The current status quo in Albany is unacceptable, and it's clear that Joe Bruno must go. Thankfully, he seems to be doing whatever it is that can humanly be done to prove his own irrelevance, as the ongoing saga of Spitzer vs. Bruno demonstrates. However, the defeat of Joe Bruno is not enough. New Yorkers need to ensure that the post-Bruno era does not become merely the exchange of one machine for another.

Failing what seems an increasingly attractive option - the Federal or state oversight of outer-borough Democratic machines - that means a few things that, if New York voters have any sense whatsoever, they will demand of Democrats seeking a Senate majority: first, non-partisan, independent redistricting. Second, campaign finance reform, including a viable system for public financing of campaigns similar to Clean Money Clean Elections. Third, rules reform in the legislature - real rules reform, not some cosmetic fix that makes Malcolm Smith merely a Democratic Joe Bruno or, worse yet, a Sheldon Silver clone.

Lastly, it's time to consider term limits for the legislature. A decade, say, is long enough for any one person to be serving the public. Take just one example, Joe Lentol:

Assemblyman Joseph R. Lentol has represented North Brooklyn in the New York State Legislature since 1972. He is a lifelong resident of New York City, whose father and grandfather both also served in the New York State Legislature.

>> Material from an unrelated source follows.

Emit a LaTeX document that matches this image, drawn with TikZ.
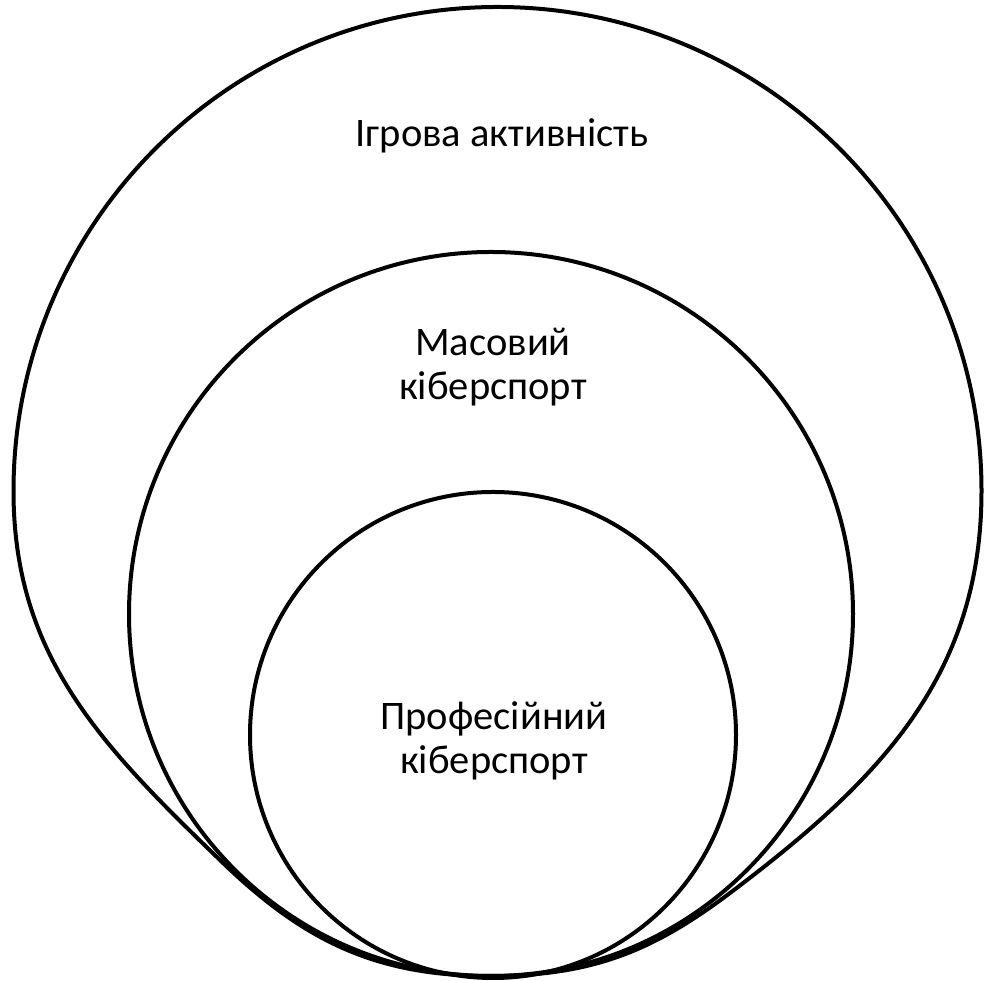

That likely adds up to a century of service by members of one family in the legislature, with the current incumbent having sat in his seat for a third thereof. Even if Lentol is Solon himself, it's hardly healthy for a democracy to return anyone for that long a time; nor is he the only one, as anyone who's ever heard the name Boyland can attest. It is worse, far worse, in the state Senate.

The Democratic agenda is far better than the republican version. Two words: universal healthcare. That said, if we want to make this state a better place to live, work and raise a family, we need to ensure that we have better, fresher Democrats as well. One-party rule is not without its dangers, a point Joe Bruno and his allies are entirely certain to stress (that, indeed, is the strategic impetus behind the current dramatics); the Democrats owe it to New Yorkers, and to themselves, to ensure that the choice of giving them complete control of the state government will be rewarded by a rebirth of democracy, not by the exchange of one flavor of hacks for another.

We can't tolerate more Joe Brunos; not even if they happen to be named Malcolm Smith, or whomever else victorious Senate Democrats happen to choose. We need a real legislature and actual, competitive elections. Anything less is not acceptable, and should be rejected out of hand.